Tips to maximize Social Security based on your own work record
- Increase your lifetime average earnings for your best 35 years of work. If you do not have 35 years of paid earnings or if the earnings in some of the 35 years were very small, continuing to work to get 35 good years of earnings will boost your Social Security entitlement.
- If a) you worked abroad; b) the Social Security Administration (SSA) does not have a record of these earnings and c) these earnings would raise the inflation-adjusted average of your best 35 work years, talk with the SSA to see what can be done to include these foreign earnings in your work record.

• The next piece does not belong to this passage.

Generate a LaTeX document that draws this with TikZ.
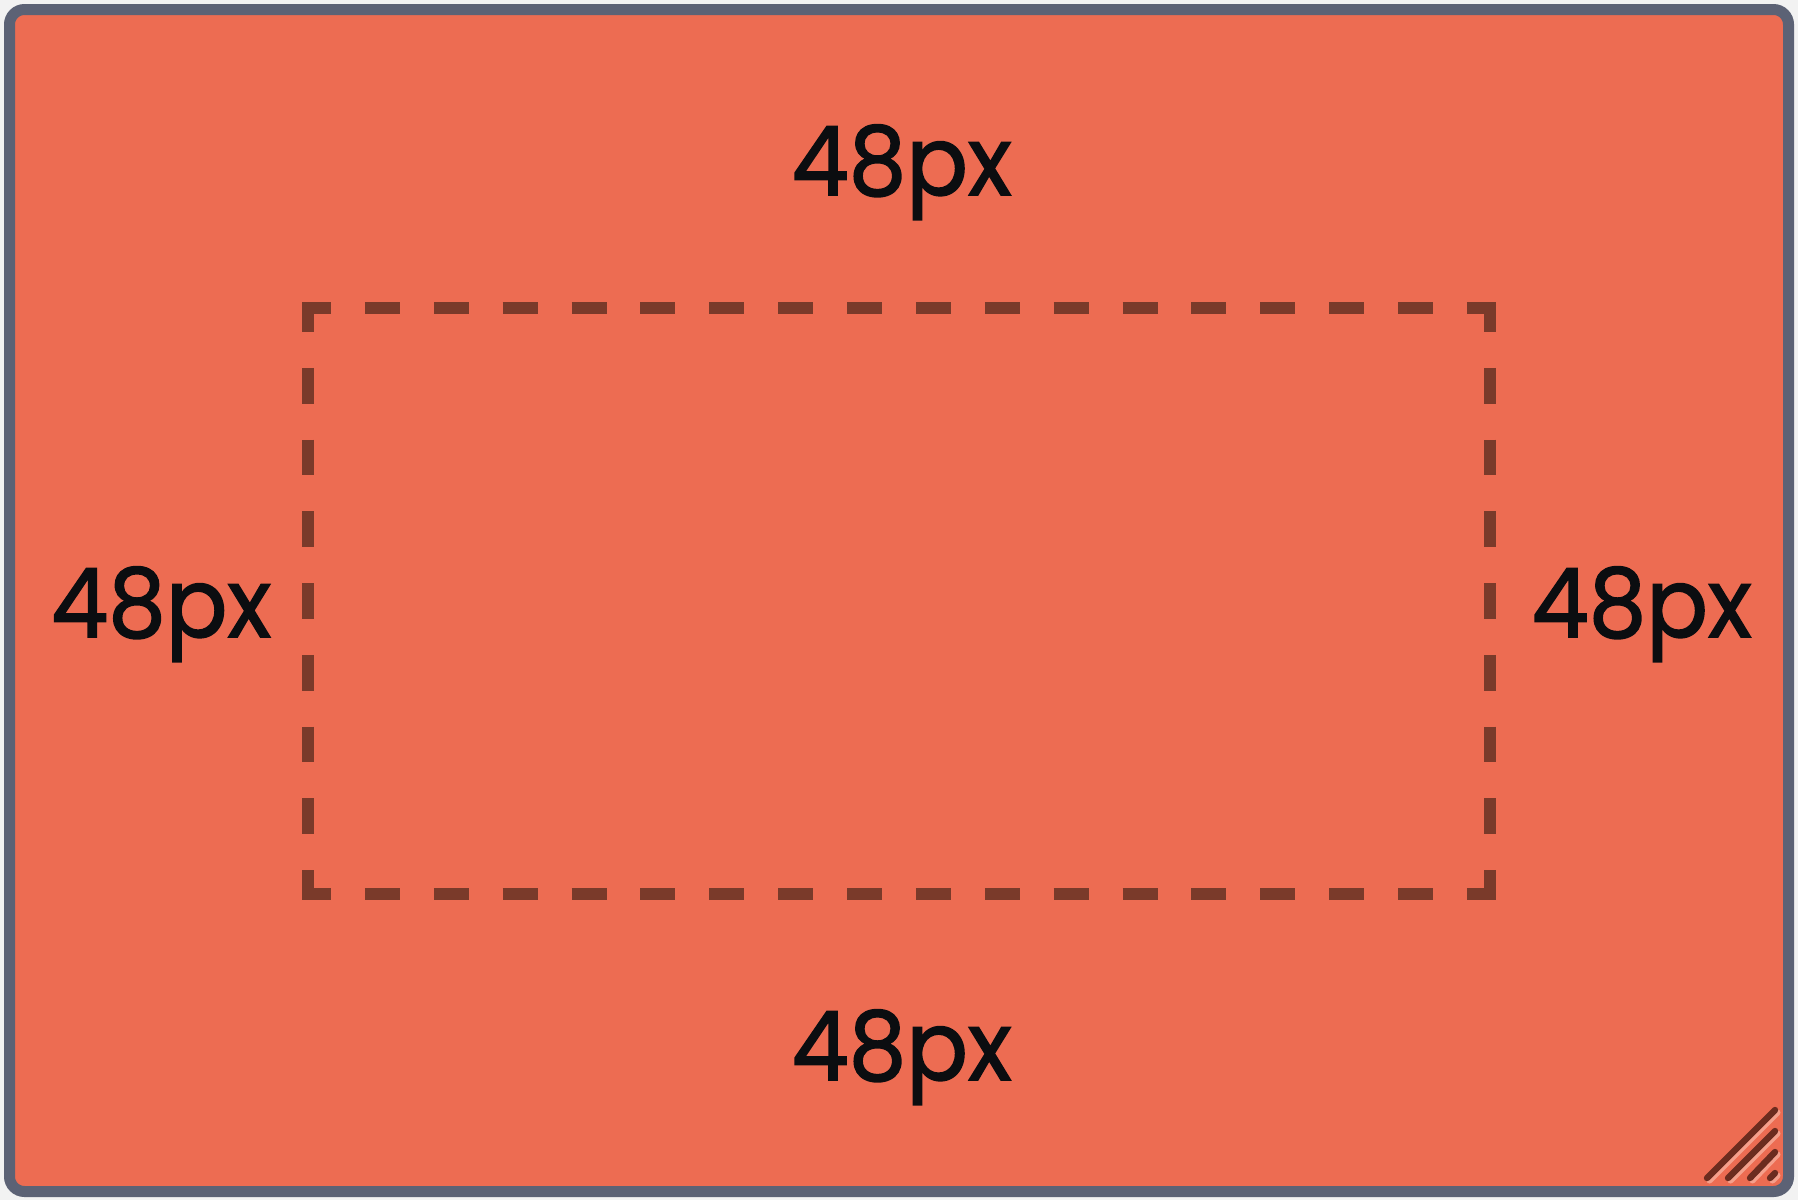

- If you plan to live a long life (say 80+), postpone receiving Social Security until your full retirement age (FRA) or even better until 4 years after your FRA (about age 70). If possible, continue to work (even if part-time) and/or live on savings until then. Today’s long average life expectancies argue for taking Social Security as late as you can. Your monthly benefit amount grows by 6% to 8% annually between age 62 and about age 70, which a great rate of return in today’s interest rate environment. Also, the higher your monthly benefit amount, the more you will benefit each year you receive Social Security from the annual cost of living adjustments (COLAs), because they are a percentage increase on top of your monthly benefit amount.

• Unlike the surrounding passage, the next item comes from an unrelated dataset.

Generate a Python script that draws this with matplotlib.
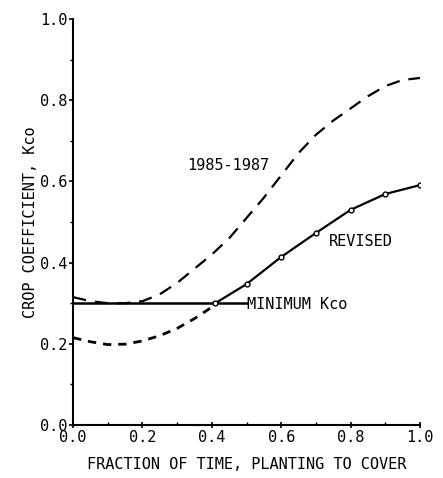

- The most common mistake is applying for benefits before your FRA. The earliest you can start taking benefits is age 62. Taking benefits early will permanently reduce your monthly benefit. Also, if you take benefits early and are still working between age 62 and your FRA, your work earnings (if you earn more than about $15,000 per year) may reduce your Social Security benefits for those years.
- File with the Social Security Administration (SSA) at the time of your FRA but suspend receipt of your monthly Social Security payments for as long as you can – for up to 4 years after your FRA (about age 70). This not only allows the monthly amount of your entitlement to grow at 8% per year, it also creates a contingency fund because you can choose to unsuspend at any time up to 4 years after your FRA and make it retroactive back to the month of suspension. If you do so, the SSA will immediately pay you a lump sum equal to all your suspended monthly payments.
- If you are thinking of becoming a stay-at-home spouse who will focus on raising the children, realize that a) this may permanently seriously damage your own work record for Social Security retirement benefits (resulting in smaller monthly payments when you retire) and b) unless your marriage lasts 10 years or more, you will not be able in retirement to claim against your spouse’s work record. Consider whether there is a way to share stay-at-home parenting responsibilities.
You can determine the amount the SSA estimates you will get at different retirement ages at www.ssa.gov/myaccount. You will also find online calculators there to help with your retirement planning.
Income Tax on Social Security
When you start receiving Social Security benefits, part of them may be included in your taxable income. In general, lower-income retirees do not pay taxes on their benefits, while higher-income people do on a sliding scale. The formula for figuring out exactly how much is taxable is too complex to explain here. No more than 85% of your Social Security income is taxable.